Outre l'ex-présidente, le juge a également inculpé le ministre de la Planification des années Kirchner, Julio de Vido, et l'ancien vice-ministre des Travaux publics José López, pris en juin en flagrant délit en train de dissimuler 9 millions de dollars en liquide dans un couvent.

Lazaro Baez, un chef d'entreprise du BTP, est emprisonné depuis avril pour enrichissement illicite. Proche de Nestor (président de 2003 à 2007) et Cristina Kirchner, il a remporté de nombreux marchés publics pendant les trois mandats du couple.

Le juge Ercolini souligne qu'une des sociétés de M. Baez, Austral, a raflé 78% des appels d'offres pour 2,2 milliards de dollars de marchés publics pendant la présidence de Mme Kirchner.

«Je ne suis ni amie ni associée de Baez», s'était défendue en octobre Cristina Kirchner, qui avait comparu devant le juge Ercolini.

Elle avait alors dénoncé «une formidable manoeuvre de persécution politique».

La gauche dans la tourmente

Avec Mme Kirchner, ce sont trois anciens présidents de gauche d'Amérique du Sud à avoir des démêlés avec la justice cette année, après Luiz Inacio Lula da Silva (2003-2011) et Dilma Rousseff (2011-2016) au Brésil.

Lula, 71 ans, est poursuivi dans plusieurs volets de l'enquête judiciaire sur les détournements de fonds au sein du géant étatique pétrolier Petrobras, dont une partie a été reversée sous forme de pots-de-vin à des dizaines de parlementaires de son ancienne coalition.

Dilma Rousseff, 69 ans, a elle été destituée fin août au terme d'une procédure controversée pour maquillage des comptes publics.

Comme eux, Cristina Kirchner accuse ses opposants de vouloir l'écarter de la scène politique, alors que se profilent en octobre 2017 des élections législatives de mi-mandat.

Se défendant d'être intervenue dans l'attribution des marchés publics, l'ex-dirigeante argentine a demandé par écrit au juge l'abandon des poursuites.

De son côté, le président de centre droit Mauricio Macri, qui lui a succédé en décembre, a réclamé que toute la lumière soit faite sur cette affaire.

Cristina Kirchner a pris du recul sur la vie politique depuis décembre et la fin de son second mandat.

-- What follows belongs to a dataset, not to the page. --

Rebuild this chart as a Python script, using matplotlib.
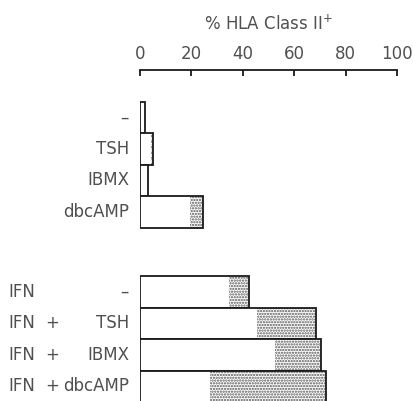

Mais elle conserve un capital politique et électoral conséquent et son éventuel retour aux affaires compliquerait la tâche de la coalition du président Macri.

Cristina Kirchner est la cible de plusieurs enquêtes de la justice argentine, notamment pour blanchiment d'argent et pour préjudice à l'État, après une opération de spéculation sur les taux de change réalisée par la Banque centrale lorsqu'elle était au pouvoir. Elle n'a, pour l'heure, pas été jugée.

Première dame puis élue à la tête de l'Argentine, elle avait imposé pendant ses deux mandats un style de confrontation avec le pouvoir économique et une politique sociale qui l'a rendue très populaire chez les plus démunis.